What is needed
Copy the data precisely, character for character, and leave out every picture.

Data provided
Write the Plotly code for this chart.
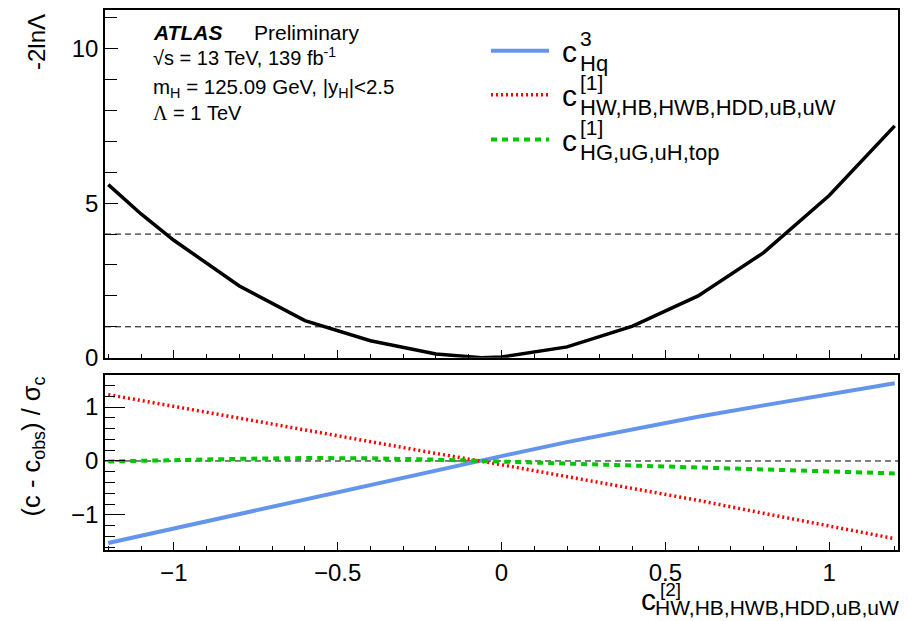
import plotly.graph_objects as go

# ---------------- data ----------------
x_nll = [-1.2, -1.1, -1.0, -0.8, -0.6, -0.4, -0.2, -0.06, 0.0, 0.2, 0.4, 0.6, 0.8, 1.0, 1.2]
nll = [5.6, 4.65, 3.8, 2.32, 1.2, 0.55, 0.12, 0.0, 0.02, 0.35, 1.02, 2.0, 3.4, 5.25, 7.5]

x_pull = [-1.2, -1.0, -0.8, -0.6, -0.4, -0.2, 0.0, 0.2, 0.4, 0.6, 0.8, 1.0, 1.2]
pull_hq3 = [-1.52, -1.25, -0.98, -0.72, -0.45, -0.18, 0.09, 0.35, 0.59, 0.82, 1.03, 1.24, 1.44]
pull_hw1 = [1.23, 1.01, 0.79, 0.57, 0.35, 0.14, -0.07, -0.29, -0.50, -0.73, -0.97, -1.20, -1.44]
pull_hg1 = [-0.01, 0.02, 0.04, 0.055, 0.05, 0.025, -0.01, -0.05, -0.085, -0.12, -0.16, -0.195, -0.23]

ref_levels = [1, 4]
x_range = [-1.21, 1.21]
y_top_range = [0, 11.25]
y_low_range = [-1.65, 1.6]

x_ticks = [-1, -0.5, 0, 0.5, 1]
y_top_ticks = [0, 5, 10]
y_low_ticks = [-1, 0, 1]

FONT = "Liberation Sans, Arial, Helvetica, sans-serif"
BLUE = "#6495ED"
RED = "#FF0000"
GREEN = "#00C800"

W, H = 910, 621
ML, MR, MT, MB = 105, 12, 8, 71
PW, PH = W - ML - MR, H - MT - MB


def px(x):
    return (x - ML) / PW


def py(y):
    return (H - MB - y) / PH


fig = go.Figure()

# lower panel zero line
fig.add_trace(go.Scatter(x=x_range, y=[0, 0], mode="lines", xaxis="x", yaxis="y2",
                         line=dict(color="black", width=1, dash="6px,4px"), hoverinfo="skip"))
# lower panel pulls
fig.add_trace(go.Scatter(x=x_pull, y=pull_hq3, mode="lines", xaxis="x", yaxis="y2",
                         line=dict(color=BLUE, width=4)))
fig.add_trace(go.Scatter(x=x_pull, y=pull_hw1, mode="lines", xaxis="x", yaxis="y2",
                         line=dict(color=RED, width=3.5, dash="2px,3px")))
fig.add_trace(go.Scatter(x=x_pull, y=pull_hg1, mode="lines", xaxis="x", yaxis="y2",
                         line=dict(color=GREEN, width=4, dash="6px,5px")))

# upper panel reference levels
for lv in ref_levels:
    fig.add_trace(go.Scatter(x=x_range, y=[lv, lv], mode="lines", xaxis="x2", yaxis="y",
                             line=dict(color="black", width=1, dash="6px,4px"), hoverinfo="skip"))
# upper panel NLL
fig.add_trace(go.Scatter(x=x_nll, y=nll, mode="lines", xaxis="x2", yaxis="y",
                         line=dict(color="black", width=3.5)))

lo_top = py(374)
up_bot = py(357)

axis_common = dict(showline=True, mirror=True, linecolor="black", linewidth=1.5,
                   showgrid=False, zeroline=False, ticks="inside", tickcolor="black",
                   tickfont=dict(family=FONT, size=24, color="black"))

fig.update_layout(
    width=W, height=H,
    margin=dict(l=ML, r=MR, t=MT, b=MB),
    paper_bgcolor="white", plot_bgcolor="white",
    showlegend=False,
    xaxis=dict(axis_common, domain=[0, 1], anchor="y2", range=x_range,
               tickvals=x_ticks, ticklen=8, tickwidth=1,
               minor=dict(ticks="inside", ticklen=4, dtick=0.1, tick0=0, tickcolor="black", showgrid=False)),
    xaxis2=dict(axis_common, domain=[0, 1], anchor="y", range=x_range, matches="x",
                tickvals=x_ticks, ticklen=8, tickwidth=1, showticklabels=False,
                minor=dict(ticks="inside", ticklen=4, dtick=0.1, tick0=0, tickcolor="black", showgrid=False)),
    yaxis=dict(axis_common, domain=[up_bot, 1], anchor="x2", range=y_top_range,
               tickvals=y_top_ticks, ticklen=13, tickwidth=1,
               minor=dict(ticks="inside", ticklen=12, dtick=1, tick0=0, tickcolor="black", showgrid=False)),
    yaxis2=dict(axis_common, domain=[0, lo_top], anchor="x", range=y_low_range,
                tickvals=y_low_ticks, ticklen=20, tickwidth=1,
                minor=dict(ticks="inside", ticklen=10, dtick=0.2, tick0=0, tickcolor="black", showgrid=False)),
)

ann = []


def add_text(text, x, y, size, xanchor="left", yanchor="middle", angle=0, family=FONT):
    ann.append(dict(text=text, x=px(x), y=py(y), xref="paper", yref="paper",
                    xanchor=xanchor, yanchor=yanchor, showarrow=False, textangle=angle,
                    font=dict(family=family, size=size, color="black")))


# ATLAS label block
add_text("<b><i>ATLAS</i></b>", 151, 31, 21)
add_text("Preliminary", 252, 31, 21)
add_text("√s = 13 TeV, 139 fb<sup>-1</sup>", 151, 55, 20)
add_text("m<sub>H</sub> = 125.09 GeV, |y<sub>H</sub>|&lt;2.5", 151, 86, 20.5)
add_text("<span style='font-family:Liberation Serif,serif'>Λ</span> = 1 TeV", 151, 111, 20)

# legend labels
leg = [
    (49, "3", "Hq", BLUE, 4, "solid"),
    (93, "[1]", "HW,HB,HWB,HDD,uB,uW", RED, 3.5, "2px,3px"),
    (138, "[1]", "HG,uG,uH,top", GREEN, 4, "6px,5px"),
]
shapes = []
for yl, sup, sub, col, wd, ds in leg:
    shapes.append(dict(type="line", xref="paper", yref="paper", x0=px(491), x1=px(549),
                       y0=py(yl), y1=py(yl), line=dict(color=col, width=wd, dash=ds)))
    add_text("c", 560, yl + 1, 30)
    add_text(sup, 578, yl - 12, 21)
    add_text(sub, 578, yl + 13, 22)

# axis titles
add_text("-2lnΛ", 37, 10, 24, xanchor="center", yanchor="top", angle=-90)
add_text("(c - c<sub>obs</sub>) / σ<sub>c</sub>", 33, 446, 25.5, xanchor="center", angle=-90)

add_text("c", 639, 600, 30)
add_text("[2]", 658, 590, 19)
add_text("HW,HB,HWB,HDD,uB,uW", 901, 608, 21, xanchor="right")

fig.update_layout(annotations=ann, shapes=shapes)
fig.write_html("out.html")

Response
Write the Plotly code for this chart.
import plotly.graph_objects as go

# ---------------- data ----------------
x_nll = [-1.2, -1.1, -1.0, -0.8, -0.6, -0.4, -0.2, -0.06, 0.0, 0.2, 0.4, 0.6, 0.8, 1.0, 1.2]
nll = [5.6, 4.65, 3.8, 2.32, 1.2, 0.55, 0.12, 0.0, 0.02, 0.35, 1.02, 2.0, 3.4, 5.25, 7.5]

x_pull = [-1.2, -1.0, -0.8, -0.6, -0.4, -0.2, 0.0, 0.2, 0.4, 0.6, 0.8, 1.0, 1.2]
pull_hq3 = [-1.52, -1.25, -0.98, -0.72, -0.45, -0.18, 0.09, 0.35, 0.59, 0.82, 1.03, 1.24, 1.44]
pull_hw1 = [1.23, 1.01, 0.79, 0.57, 0.35, 0.14, -0.07, -0.29, -0.50, -0.73, -0.97, -1.20, -1.44]
pull_hg1 = [-0.01, 0.02, 0.04, 0.055, 0.05, 0.025, -0.01, -0.05, -0.085, -0.12, -0.16, -0.195, -0.23]

ref_levels = [1, 4]
x_range = [-1.21, 1.21]
y_top_range = [0, 11.25]
y_low_range = [-1.65, 1.6]

x_ticks = [-1, -0.5, 0, 0.5, 1]
y_top_ticks = [0, 5, 10]
y_low_ticks = [-1, 0, 1]

FONT = "Liberation Sans, Arial, Helvetica, sans-serif"
BLUE = "#6495ED"
RED = "#FF0000"
GREEN = "#00C800"

W, H = 910, 621
ML, MR, MT, MB = 105, 12, 8, 71
PW, PH = W - ML - MR, H - MT - MB


def px(x):
    return (x - ML) / PW


def py(y):
    return (H - MB - y) / PH


fig = go.Figure()

# lower panel zero line
fig.add_trace(go.Scatter(x=x_range, y=[0, 0], mode="lines", xaxis="x", yaxis="y2",
                         line=dict(color="black", width=1, dash="6px,4px"), hoverinfo="skip"))
# lower panel pulls
fig.add_trace(go.Scatter(x=x_pull, y=pull_hq3, mode="lines", xaxis="x", yaxis="y2",
                         line=dict(color=BLUE, width=4)))
fig.add_trace(go.Scatter(x=x_pull, y=pull_hw1, mode="lines", xaxis="x", yaxis="y2",
                         line=dict(color=RED, width=3.5, dash="2px,3px")))
fig.add_trace(go.Scatter(x=x_pull, y=pull_hg1, mode="lines", xaxis="x", yaxis="y2",
                         line=dict(color=GREEN, width=4, dash="6px,5px")))

# upper panel reference levels
for lv in ref_levels:
    fig.add_trace(go.Scatter(x=x_range, y=[lv, lv], mode="lines", xaxis="x2", yaxis="y",
                             line=dict(color="black", width=1, dash="6px,4px"), hoverinfo="skip"))
# upper panel NLL
fig.add_trace(go.Scatter(x=x_nll, y=nll, mode="lines", xaxis="x2", yaxis="y",
                         line=dict(color="black", width=3.5)))

lo_top = py(374)
up_bot = py(357)

axis_common = dict(showline=True, mirror=True, linecolor="black", linewidth=1.5,
                   showgrid=False, zeroline=False, ticks="inside", tickcolor="black",
                   tickfont=dict(family=FONT, size=24, color="black"))

fig.update_layout(
    width=W, height=H,
    margin=dict(l=ML, r=MR, t=MT, b=MB),
    paper_bgcolor="white", plot_bgcolor="white",
    showlegend=False,
    xaxis=dict(axis_common, domain=[0, 1], anchor="y2", range=x_range,
               tickvals=x_ticks, ticklen=8, tickwidth=1,
               minor=dict(ticks="inside", ticklen=4, dtick=0.1, tick0=0, tickcolor="black", showgrid=False)),
    xaxis2=dict(axis_common, domain=[0, 1], anchor="y", range=x_range, matches="x",
                tickvals=x_ticks, ticklen=8, tickwidth=1, showticklabels=False,
                minor=dict(ticks="inside", ticklen=4, dtick=0.1, tick0=0, tickcolor="black", showgrid=False)),
    yaxis=dict(axis_common, domain=[up_bot, 1], anchor="x2", range=y_top_range,
               tickvals=y_top_ticks, ticklen=13, tickwidth=1,
               minor=dict(ticks="inside", ticklen=12, dtick=1, tick0=0, tickcolor="black", showgrid=False)),
    yaxis2=dict(axis_common, domain=[0, lo_top], anchor="x", range=y_low_range,
                tickvals=y_low_ticks, ticklen=20, tickwidth=1,
                minor=dict(ticks="inside", ticklen=10, dtick=0.2, tick0=0, tickcolor="black", showgrid=False)),
)

ann = []


def add_text(text, x, y, size, xanchor="left", yanchor="middle", angle=0, family=FONT):
    ann.append(dict(text=text, x=px(x), y=py(y), xref="paper", yref="paper",
                    xanchor=xanchor, yanchor=yanchor, showarrow=False, textangle=angle,
                    font=dict(family=family, size=size, color="black")))


# ATLAS label block
add_text("<b><i>ATLAS</i></b>", 151, 31, 21)
add_text("Preliminary", 252, 31, 21)
add_text("√s = 13 TeV, 139 fb<sup>-1</sup>", 151, 55, 20)
add_text("m<sub>H</sub> = 125.09 GeV, |y<sub>H</sub>|&lt;2.5", 151, 86, 20.5)
add_text("<span style='font-family:Liberation Serif,serif'>Λ</span> = 1 TeV", 151, 111, 20)

# legend labels
leg = [
    (49, "3", "Hq", BLUE, 4, "solid"),
    (93, "[1]", "HW,HB,HWB,HDD,uB,uW", RED, 3.5, "2px,3px"),
    (138, "[1]", "HG,uG,uH,top", GREEN, 4, "6px,5px"),
]
shapes = []
for yl, sup, sub, col, wd, ds in leg:
    shapes.append(dict(type="line", xref="paper", yref="paper", x0=px(491), x1=px(549),
                       y0=py(yl), y1=py(yl), line=dict(color=col, width=wd, dash=ds)))
    add_text("c", 560, yl + 1, 30)
    add_text(sup, 578, yl - 12, 21)
    add_text(sub, 578, yl + 13, 22)

# axis titles
add_text("-2lnΛ", 37, 10, 24, xanchor="center", yanchor="top", angle=-90)
add_text("(c - c<sub>obs</sub>) / σ<sub>c</sub>", 33, 446, 25.5, xanchor="center", angle=-90)

add_text("c", 639, 600, 30)
add_text("[2]", 658, 590, 19)
add_text("HW,HB,HWB,HDD,uB,uW", 901, 608, 21, xanchor="right")

fig.update_layout(annotations=ann, shapes=shapes)
fig.write_html("out.html")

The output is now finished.